The essence of a Notice to Appoint Agent is that it can only be issued in respect of any moneys held by the administrator for payment of a benefit to the taxpayer in respect of whom the notice is issued. How would Inland Revenue know of the administrator holding money of a delinquent taxpayer for payment of a benefit. As pointed out above, the Income Tax Act requires the administrator to obtain a tax directive on any taxable benefit in excess of N$ 40,000. Where a benefit is not taxable, no directive needs to be obtained and Inland Revenue would not be aware of an opportunity to seize on moneys held by the administrator for payment of a benefit to a delinquent taxpayer.

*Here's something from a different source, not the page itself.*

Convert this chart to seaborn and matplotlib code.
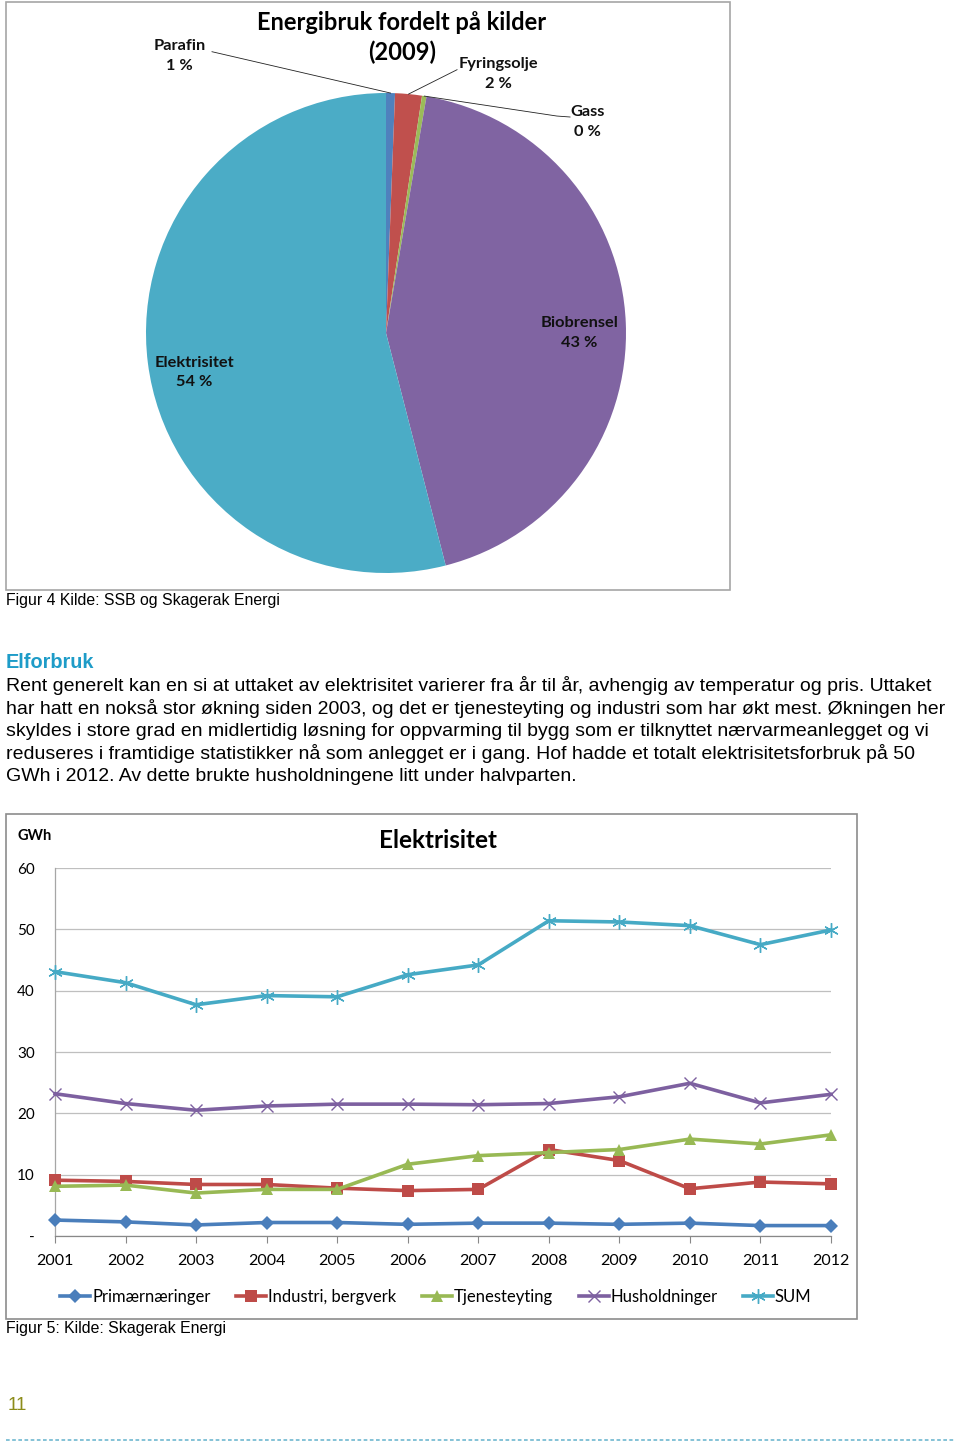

Coming to the matter of benefits and housing loans, a housing loan guarantee, is a liability of the fund in the first instance and the fund is obliged to meet this liability in accordance with its agreement with the holder of the guarantee. Section 37D allows the fund to deduct a loan or a loan guarantee from the benefit due by the member. This means that the administrator would be required to redeem any outstanding housing loan or housing loan guarantee from the gross benefit due in accordance with the agreement between the bank and the fund, usually immediately upon termination of membership.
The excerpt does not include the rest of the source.